Lab 04: QE, Lattices and Fixed points

Exercise 1

Recall the algorithm for quantifier elimination for Presburger arithmetic.

Use this algorithm to eliminate quantifiers in the following formula in Presburger arithmetic.

\exists y. \exists x. x < -2 \wedge 1 - 5y < x \wedge 1 + y < 13x

Exercise 2

Prove the following:

  • $(x \sqcup y) \sqcup z = x \sqcup (y \sqcup z)$
  • $\sqcup A \sqsubseteq \sqcap B \ \Leftrightarrow \ \forall x \in A. \forall y \in B. x  \sqsubseteq y$

Exercise 3

Let $(A,\sqsubseteq)$ be a partial order such that every set $S \subseteq A$ has the greatest lower bound.
Prove that then every set $S \subseteq A$ has the least upper bound.

Exercise 4

Let $C[0, 1]$ be the set of continuous functions from $[0, 1]$ to the reals.
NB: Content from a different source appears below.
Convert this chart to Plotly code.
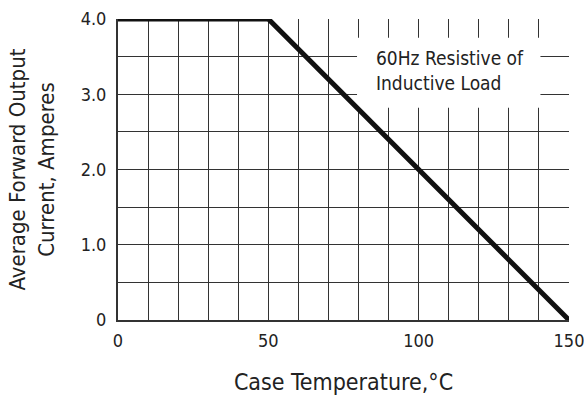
import plotly.graph_objects as go

temp_c = [0, 50, 150]
current_a = [4.0, 4.0, 0.0]
x_ticks = [0, 50, 100, 150]
x_labels = ["0", "50", "100", "150"]
y_ticks = [0, 1, 2, 3, 4]
y_labels = ["0", "1.0", "2.0", "3.0", "4.0"]

FONT = "Liberation Sans Narrow, DejaVu Sans Condensed, sans-serif"

fig = go.Figure()
fig.add_trace(go.Scatter(x=temp_c, y=current_a, mode="lines",
                         line=dict(color="#111111", width=5), showlegend=False))

fig.add_shape(type="rect", x0=79.5, x1=140.5, y0=2.82, y1=3.75,
              fillcolor="white", line=dict(width=0), layer="between")
fig.add_annotation(x=85.0, y=3.31, xanchor="left", yanchor="middle", align="left",
                   text="60Hz Resistive of<br>Inductive Load", showarrow=False,
                   font=dict(family=FONT, size=19, color="#222222"))

fig.update_layout(
    width=584, height=396,
    margin=dict(l=118, r=15, t=19, b=76),
    paper_bgcolor="white", plot_bgcolor="white",
    font=dict(family=FONT, color="#222222"),
    xaxis=dict(range=[0, 150], tickvals=x_ticks, ticktext=x_labels, automargin=False,
               showgrid=False, zeroline=False, showline=True, linecolor="#333333", linewidth=2,
               ticks="", tickfont=dict(size=18, family=FONT), ticklabelstandoff=3,
               ticklabeloverflow="allow",
               minor=dict(dtick=10, showgrid=True, gridcolor="#333333", gridwidth=1.3),
               title=dict(text="Case Temperature,°C", font=dict(size=23, family=FONT), standoff=24)),
    yaxis=dict(range=[0, 4], tickvals=y_ticks, ticktext=y_labels, automargin=False,
               showgrid=True, gridcolor="#333333", gridwidth=1.3,
               zeroline=False, showline=True, linecolor="#333333", linewidth=2,
               ticks="", tickfont=dict(size=18, family=FONT), ticklabelstandoff=6,
               minor=dict(dtick=0.5, showgrid=True, gridcolor="#333333", gridwidth=1.3),
               title=dict(text="Average Forward Output<br>Current, Amperes",
                          font=dict(size=22, family=FONT), standoff=20)),
)

fig.write_html("out.html")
Define $\le$ on $C[0, 1]$ by $f \le g$ if and only if $f(a) \le g(a)$ for all $a \in [0, 1]$. Show that $\le$ is a partial order and that $C[0, 1]$ with this order forms a lattice.

Exercise 5

Let $A = [0,1] = \{ x \in \mathbb{R} \mid 0 \le x \le 1 \}$ be the interval of real numbers. Recall that, by definition of real numbers and complete lattice, $(A,\le)$ is a complete lattice with least lattice element $0$ and greatest lattice element $1$. Here $\sqcup$ is the least upper bound operator on sets of real numbers, also called supremum and denoted sup in real analysis.
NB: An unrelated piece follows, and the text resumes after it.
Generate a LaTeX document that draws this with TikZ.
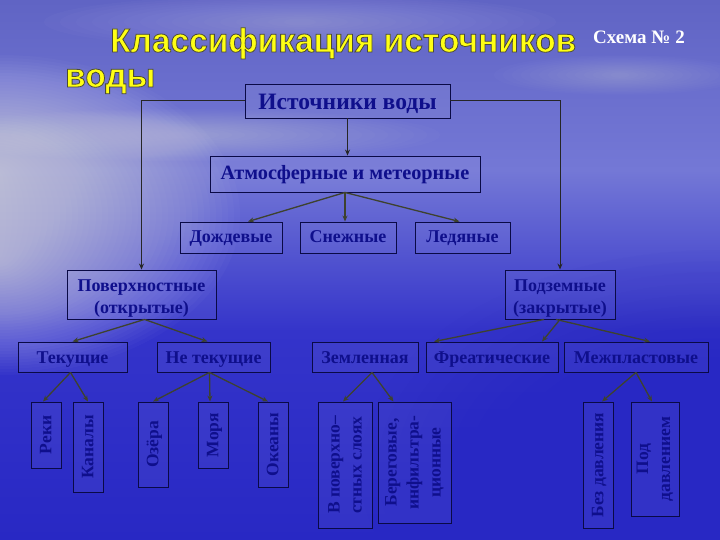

Let function $f : A \to A$ be given by

    f(x) = \left\{\begin{array}{l}
\frac{1}{2} + \frac{1}{4}x, \mbox{ if } x \in [0,\frac{2}{3}) \\
\ \\
\frac{3}{5} + \frac{1}{5}x, \mbox{ if } x \in [\frac{2}{3},1]

(It may help you to try to draw $f$.)

Part a)

Prove that $f$ is monotonic and injective (so it is strictly monotonic).

Part b)

Compute the set of fixpoints of $f$.

Part c)

Define $iter(x) = \sqcup \{ f^n(x) \mid n \in \{0,1,2,\ldots \}\}$. (This is in fact equal to $\lim_{n\to\infty} f^n(x)$ when $f$ is a monotonic bounded function.)

Compute $iter(0)$ (prove that the computed value is correct by definition of $iter$, that is, that the value is indeed $\sqcup$ of the set of values). Is $iter(0)$ a fixpoint of $f$? Is $iter(iter(0))$ a fixpoint of $f$? Is $f$ an $\omega$-continuous function?